I'd scrub _Cyrtocara moorii _off the list, these are Lakw Malawi cichlids and as such aren't really ideal for community aquariums due to their somewhat temperamental behaviour and specifiic water quality requirements (hard, alkaline water with a high pH) which the other fish won't appreciate. _C. moorii _can also grow to 20cm/8" in length, and would need a 5 x 2 x 2ft tank.

You also need to be careful with Firemouth cichlids (_Thorichthys meeki_). While easily adaptable to a wide range of water conditions and not particularly aggressive, they are really only suitable for tanks containing larger fish such as bigger barbs, rasboras, characins, catfish and other medium-sized American cichlids.

If you want a cichlid species, I'd consider something along the lines of the Keyhole cichlid (_Cleithacara maronii_), Dwarf flag cichlids (_Laetacara curviceps_) and any species from the _Pelvicachromis_ genus. All are usually very peaceful, suitable for a range of water conditions and none grow bigger than around 10cm/4".

Tiger barbs (_Puntius tetrazona_, formerly _Barbus tetrazona_) are known fin-nippers, but are usually OK in most community aquariums with fast-moving species such as tetras, rasboras and danios.

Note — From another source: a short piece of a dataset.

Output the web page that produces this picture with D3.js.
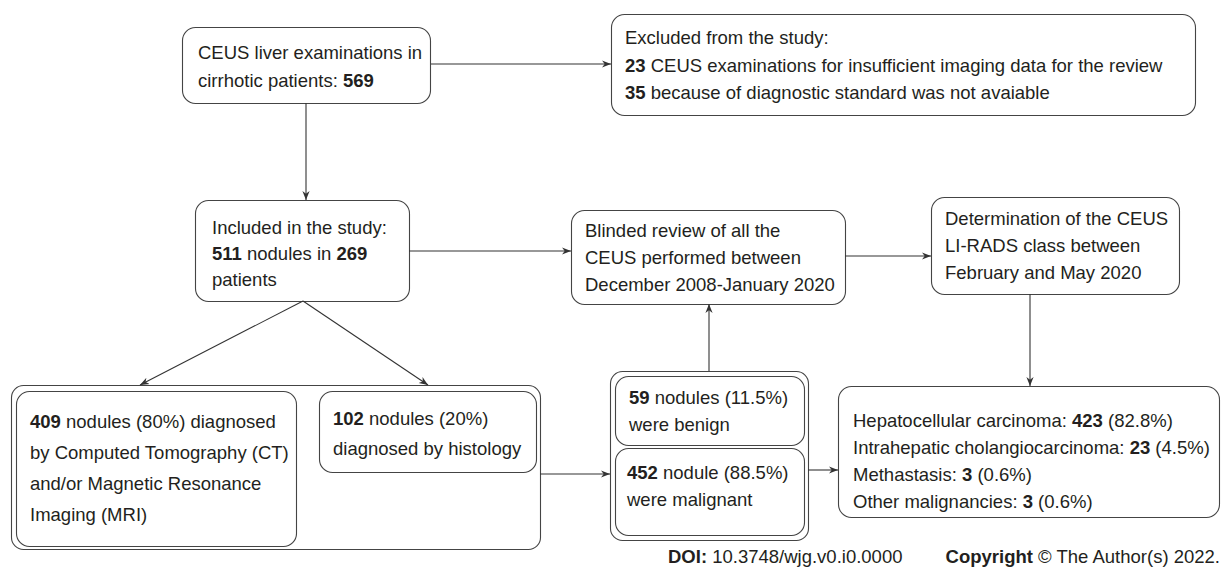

They should be kept in large groups to disperse their constant 'bickering' and they certainly should not be kept with any species that has long finnage. If you want something similar but without the fin-nipping tendencies, look up Pentazona barbs (_Puntius pentazona_).

The Bristlenose catfish (_Ancistrus_ sp.) are a good choice for community aquariums larger than 90 litres. They grow to around 13cm/5", are usually peaceful but can show territorial behaviour to other Bristlenoses and sometimes to other bottom dwellers.

What size of tank do you have in mind?


----------



## NicoleW (Aug 28, 2010)

Aquatlantis Ambiance Bow 100 Aquarium Birch Aquatlantis Fish Tanks for Sale

OR

Aquatlantis Aquatable 130x72 Aquarium Aquatlantis Fish Tanks for Sale

Secone one I love, just means a little more while saving but I don't mind.


----------



## Guest (Apr 26, 2011)

Be careful with coffee-table aquariums, they can be difficult to clean and they aren't easy to retrofit with equipment from different manufacturers. 

Both tanks would be big enough for Bristlenoses, Tiger barbs and most peaceful community fish that don't exceed 15cm/6" in length.


----------



## NicoleW (Aug 28, 2010)

Think I might go for the first. Thanks for all your help


----------